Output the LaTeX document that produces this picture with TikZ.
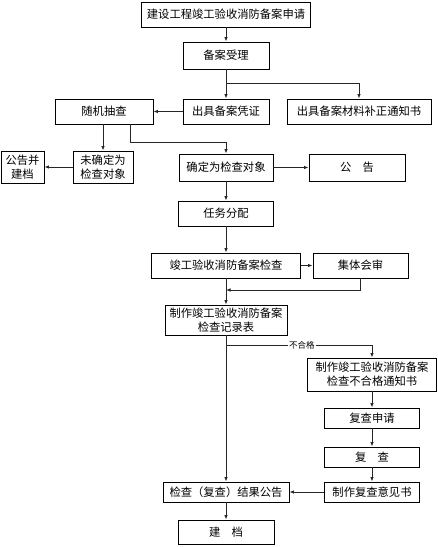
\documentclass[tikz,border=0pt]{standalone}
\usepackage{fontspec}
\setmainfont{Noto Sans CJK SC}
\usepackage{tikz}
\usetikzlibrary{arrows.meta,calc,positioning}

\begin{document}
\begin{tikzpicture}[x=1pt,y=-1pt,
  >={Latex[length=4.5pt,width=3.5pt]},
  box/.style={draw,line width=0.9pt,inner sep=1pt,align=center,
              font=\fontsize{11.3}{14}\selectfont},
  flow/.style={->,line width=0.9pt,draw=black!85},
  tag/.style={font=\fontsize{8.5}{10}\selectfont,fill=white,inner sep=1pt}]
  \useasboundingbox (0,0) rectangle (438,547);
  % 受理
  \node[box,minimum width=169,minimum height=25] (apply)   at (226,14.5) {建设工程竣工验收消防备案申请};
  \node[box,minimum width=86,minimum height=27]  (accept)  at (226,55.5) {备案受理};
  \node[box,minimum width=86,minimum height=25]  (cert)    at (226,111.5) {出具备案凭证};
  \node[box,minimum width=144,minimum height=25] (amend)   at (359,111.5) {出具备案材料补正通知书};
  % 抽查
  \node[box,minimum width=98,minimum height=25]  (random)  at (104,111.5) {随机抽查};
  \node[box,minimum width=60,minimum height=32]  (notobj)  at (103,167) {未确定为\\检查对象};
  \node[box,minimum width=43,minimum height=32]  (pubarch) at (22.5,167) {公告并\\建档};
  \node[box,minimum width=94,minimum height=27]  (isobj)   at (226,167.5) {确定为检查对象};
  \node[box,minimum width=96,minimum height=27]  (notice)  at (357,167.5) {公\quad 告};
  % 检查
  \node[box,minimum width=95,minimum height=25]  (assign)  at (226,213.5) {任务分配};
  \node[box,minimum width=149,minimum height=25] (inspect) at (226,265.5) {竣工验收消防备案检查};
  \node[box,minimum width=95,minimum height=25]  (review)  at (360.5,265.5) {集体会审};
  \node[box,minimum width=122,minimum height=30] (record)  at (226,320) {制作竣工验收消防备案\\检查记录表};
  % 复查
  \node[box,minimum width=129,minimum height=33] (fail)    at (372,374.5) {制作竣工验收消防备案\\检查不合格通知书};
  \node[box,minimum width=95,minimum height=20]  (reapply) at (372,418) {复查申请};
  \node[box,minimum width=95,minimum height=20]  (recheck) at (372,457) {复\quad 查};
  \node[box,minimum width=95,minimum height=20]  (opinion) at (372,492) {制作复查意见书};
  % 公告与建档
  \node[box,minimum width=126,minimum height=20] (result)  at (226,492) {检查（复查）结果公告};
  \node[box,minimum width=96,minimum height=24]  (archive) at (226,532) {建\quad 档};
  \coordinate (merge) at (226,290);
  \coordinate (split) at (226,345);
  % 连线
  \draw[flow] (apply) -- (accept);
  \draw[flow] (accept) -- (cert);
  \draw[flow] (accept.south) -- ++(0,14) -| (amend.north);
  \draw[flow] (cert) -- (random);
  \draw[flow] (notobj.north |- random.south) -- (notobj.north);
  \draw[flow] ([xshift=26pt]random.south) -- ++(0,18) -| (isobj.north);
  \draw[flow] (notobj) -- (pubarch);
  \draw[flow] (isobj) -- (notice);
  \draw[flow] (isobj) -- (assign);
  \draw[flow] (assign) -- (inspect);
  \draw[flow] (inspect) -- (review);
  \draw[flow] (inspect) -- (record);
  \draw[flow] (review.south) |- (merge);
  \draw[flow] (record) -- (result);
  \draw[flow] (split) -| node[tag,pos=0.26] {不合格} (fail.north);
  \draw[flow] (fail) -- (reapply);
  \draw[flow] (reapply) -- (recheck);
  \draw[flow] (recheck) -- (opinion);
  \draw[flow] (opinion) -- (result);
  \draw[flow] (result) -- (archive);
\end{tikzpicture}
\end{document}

※ ※ ※

→ WRITTEN EXERCISE
Every line above should be returned exactly; the pictures stay out.

→ SOLUTION BELOW
Output the LaTeX document that produces this picture with TikZ.
\documentclass[tikz,border=0pt]{standalone}
\usepackage{fontspec}
\setmainfont{Noto Sans CJK SC}
\usepackage{tikz}
\usetikzlibrary{arrows.meta,calc,positioning}

\begin{document}
\begin{tikzpicture}[x=1pt,y=-1pt,
  >={Latex[length=4.5pt,width=3.5pt]},
  box/.style={draw,line width=0.9pt,inner sep=1pt,align=center,
              font=\fontsize{11.3}{14}\selectfont},
  flow/.style={->,line width=0.9pt,draw=black!85},
  tag/.style={font=\fontsize{8.5}{10}\selectfont,fill=white,inner sep=1pt}]
  \useasboundingbox (0,0) rectangle (438,547);
  % 受理
  \node[box,minimum width=169,minimum height=25] (apply)   at (226,14.5) {建设工程竣工验收消防备案申请};
  \node[box,minimum width=86,minimum height=27]  (accept)  at (226,55.5) {备案受理};
  \node[box,minimum width=86,minimum height=25]  (cert)    at (226,111.5) {出具备案凭证};
  \node[box,minimum width=144,minimum height=25] (amend)   at (359,111.5) {出具备案材料补正通知书};
  % 抽查
  \node[box,minimum width=98,minimum height=25]  (random)  at (104,111.5) {随机抽查};
  \node[box,minimum width=60,minimum height=32]  (notobj)  at (103,167) {未确定为\\检查对象};
  \node[box,minimum width=43,minimum height=32]  (pubarch) at (22.5,167) {公告并\\建档};
  \node[box,minimum width=94,minimum height=27]  (isobj)   at (226,167.5) {确定为检查对象};
  \node[box,minimum width=96,minimum height=27]  (notice)  at (357,167.5) {公\quad 告};
  % 检查
  \node[box,minimum width=95,minimum height=25]  (assign)  at (226,213.5) {任务分配};
  \node[box,minimum width=149,minimum height=25] (inspect) at (226,265.5) {竣工验收消防备案检查};
  \node[box,minimum width=95,minimum height=25]  (review)  at (360.5,265.5) {集体会审};
  \node[box,minimum width=122,minimum height=30] (record)  at (226,320) {制作竣工验收消防备案\\检查记录表};
  % 复查
  \node[box,minimum width=129,minimum height=33] (fail)    at (372,374.5) {制作竣工验收消防备案\\检查不合格通知书};
  \node[box,minimum width=95,minimum height=20]  (reapply) at (372,418) {复查申请};
  \node[box,minimum width=95,minimum height=20]  (recheck) at (372,457) {复\quad 查};
  \node[box,minimum width=95,minimum height=20]  (opinion) at (372,492) {制作复查意见书};
  % 公告与建档
  \node[box,minimum width=126,minimum height=20] (result)  at (226,492) {检查（复查）结果公告};
  \node[box,minimum width=96,minimum height=24]  (archive) at (226,532) {建\quad 档};
  \coordinate (merge) at (226,290);
  \coordinate (split) at (226,345);
  % 连线
  \draw[flow] (apply) -- (accept);
  \draw[flow] (accept) -- (cert);
  \draw[flow] (accept.south) -- ++(0,14) -| (amend.north);
  \draw[flow] (cert) -- (random);
  \draw[flow] (notobj.north |- random.south) -- (notobj.north);
  \draw[flow] ([xshift=26pt]random.south) -- ++(0,18) -| (isobj.north);
  \draw[flow] (notobj) -- (pubarch);
  \draw[flow] (isobj) -- (notice);
  \draw[flow] (isobj) -- (assign);
  \draw[flow] (assign) -- (inspect);
  \draw[flow] (inspect) -- (review);
  \draw[flow] (inspect) -- (record);
  \draw[flow] (review.south) |- (merge);
  \draw[flow] (record) -- (result);
  \draw[flow] (split) -| node[tag,pos=0.26] {不合格} (fail.north);
  \draw[flow] (fail) -- (reapply);
  \draw[flow] (reapply) -- (recheck);
  \draw[flow] (recheck) -- (opinion);
  \draw[flow] (opinion) -- (result);
  \draw[flow] (result) -- (archive);
\end{tikzpicture}
\end{document}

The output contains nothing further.